> [Problem description]: Transcribe the lines below verbatim, skipping the images.

· · · · ·

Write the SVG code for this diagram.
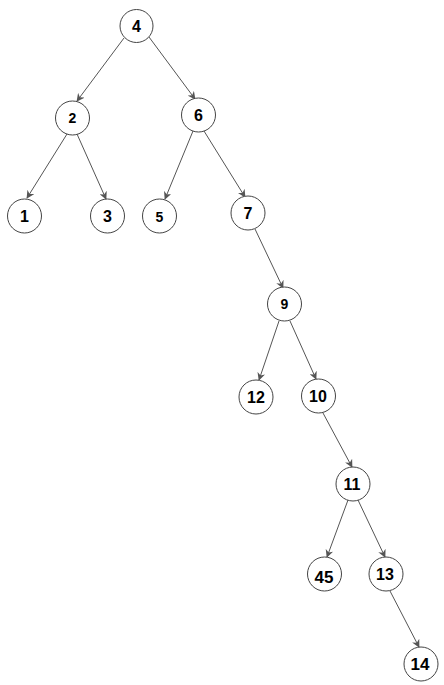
<svg xmlns="http://www.w3.org/2000/svg" width="444" height="685" viewBox="0 0 444 685">
<style>
.n circle{fill:#fff;stroke:#444;stroke-width:1}
.n text{font-family:"Liberation Sans",Arial,sans-serif;font-weight:bold;font-size:16px;fill:#000;text-anchor:middle;dominant-baseline:central}
.n text.s{font-size:14px}
.n text.l{font-size:17px}
#edges line{stroke:#555;stroke-width:1;marker-end:url(#arr)}
</style>
<defs>
<marker id="arr" viewBox="0 0 10 10" refX="9" refY="5" markerWidth="8" markerHeight="8" markerUnits="userSpaceOnUse" orient="auto">
<path d="M0,0 L10,5 L0,10 L3,5 z" fill="#555"/>
</marker>
</defs>
<rect width="444" height="685" fill="#fff"/>
<g id="edges">
<line x1="124" y1="38" x2="77" y2="101"/>
<line x1="149" y1="37" x2="195" y2="99"/>
<line x1="67" y1="134" x2="27" y2="198"/>
<line x1="77" y1="134" x2="106" y2="199"/>
<line x1="193" y1="131" x2="165" y2="199"/>
<line x1="204" y1="131" x2="245" y2="197"/>
<line x1="255" y1="229" x2="283" y2="288"/>
<line x1="279" y1="321" x2="259" y2="380"/>
<line x1="290" y1="321" x2="316" y2="379"/>
<line x1="323" y1="413" x2="352" y2="467"/>
<line x1="348" y1="500" x2="327" y2="557"/>
<line x1="358" y1="500" x2="385" y2="557"/>
<line x1="390" y1="591" x2="419" y2="647"/>
</g>
<g id="n4" class="n"><circle cx="136.5" cy="26" r="16.5"/><text x="136.5" y="26">4</text></g>
<g id="n2" class="n"><circle cx="72.5" cy="118" r="17"/><text class="s" x="72.5" y="118">2</text></g>
<g id="n6" class="n"><circle cx="198.5" cy="115" r="17"/><text x="198.5" y="115">6</text></g>
<g id="n1" class="n"><circle cx="24.5" cy="216" r="17"/><text x="24.5" y="216">1</text></g>
<g id="n3" class="n"><circle cx="107.5" cy="216" r="17"/><text x="107.5" y="216">3</text></g>
<g id="n5" class="n"><circle cx="159.5" cy="216" r="17"/><text class="s" x="159.5" y="217">5</text></g>
<g id="n7" class="n"><circle cx="248" cy="213" r="17"/><text x="248" y="213">7</text></g>
<g id="n9" class="n"><circle cx="284.5" cy="304" r="17"/><text class="s" x="284.5" y="304">9</text></g>
<g id="n12" class="n"><circle cx="256" cy="397" r="17"/><text x="256" y="397">12</text></g>
<g id="n10" class="n"><circle cx="318.5" cy="396" r="17"/><text x="318" y="396">10</text></g>
<g id="n11" class="n"><circle cx="353" cy="484" r="17"/><text x="352" y="484">11</text></g>
<g id="n45" class="n"><circle cx="324.5" cy="574" r="17"/><text class="l" x="324" y="577">45</text></g>
<g id="n13" class="n"><circle cx="386" cy="574" r="17"/><text x="385" y="574">13</text></g>
<g id="n14" class="n"><circle cx="421" cy="664" r="17"/><text class="l" x="420" y="664">14</text></g>
</svg>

· · · · ·

> [Complete output]:
Write the SVG code for this diagram.
<svg xmlns="http://www.w3.org/2000/svg" width="444" height="685" viewBox="0 0 444 685">
<style>
.n circle{fill:#fff;stroke:#444;stroke-width:1}
.n text{font-family:"Liberation Sans",Arial,sans-serif;font-weight:bold;font-size:16px;fill:#000;text-anchor:middle;dominant-baseline:central}
.n text.s{font-size:14px}
.n text.l{font-size:17px}
#edges line{stroke:#555;stroke-width:1;marker-end:url(#arr)}
</style>
<defs>
<marker id="arr" viewBox="0 0 10 10" refX="9" refY="5" markerWidth="8" markerHeight="8" markerUnits="userSpaceOnUse" orient="auto">
<path d="M0,0 L10,5 L0,10 L3,5 z" fill="#555"/>
</marker>
</defs>
<rect width="444" height="685" fill="#fff"/>
<g id="edges">
<line x1="124" y1="38" x2="77" y2="101"/>
<line x1="149" y1="37" x2="195" y2="99"/>
<line x1="67" y1="134" x2="27" y2="198"/>
<line x1="77" y1="134" x2="106" y2="199"/>
<line x1="193" y1="131" x2="165" y2="199"/>
<line x1="204" y1="131" x2="245" y2="197"/>
<line x1="255" y1="229" x2="283" y2="288"/>
<line x1="279" y1="321" x2="259" y2="380"/>
<line x1="290" y1="321" x2="316" y2="379"/>
<line x1="323" y1="413" x2="352" y2="467"/>
<line x1="348" y1="500" x2="327" y2="557"/>
<line x1="358" y1="500" x2="385" y2="557"/>
<line x1="390" y1="591" x2="419" y2="647"/>
</g>
<g id="n4" class="n"><circle cx="136.5" cy="26" r="16.5"/><text x="136.5" y="26">4</text></g>
<g id="n2" class="n"><circle cx="72.5" cy="118" r="17"/><text class="s" x="72.5" y="118">2</text></g>
<g id="n6" class="n"><circle cx="198.5" cy="115" r="17"/><text x="198.5" y="115">6</text></g>
<g id="n1" class="n"><circle cx="24.5" cy="216" r="17"/><text x="24.5" y="216">1</text></g>
<g id="n3" class="n"><circle cx="107.5" cy="216" r="17"/><text x="107.5" y="216">3</text></g>
<g id="n5" class="n"><circle cx="159.5" cy="216" r="17"/><text class="s" x="159.5" y="217">5</text></g>
<g id="n7" class="n"><circle cx="248" cy="213" r="17"/><text x="248" y="213">7</text></g>
<g id="n9" class="n"><circle cx="284.5" cy="304" r="17"/><text class="s" x="284.5" y="304">9</text></g>
<g id="n12" class="n"><circle cx="256" cy="397" r="17"/><text x="256" y="397">12</text></g>
<g id="n10" class="n"><circle cx="318.5" cy="396" r="17"/><text x="318" y="396">10</text></g>
<g id="n11" class="n"><circle cx="353" cy="484" r="17"/><text x="352" y="484">11</text></g>
<g id="n45" class="n"><circle cx="324.5" cy="574" r="17"/><text class="l" x="324" y="577">45</text></g>
<g id="n13" class="n"><circle cx="386" cy="574" r="17"/><text x="385" y="574">13</text></g>
<g id="n14" class="n"><circle cx="421" cy="664" r="17"/><text class="l" x="420" y="664">14</text></g>
</svg>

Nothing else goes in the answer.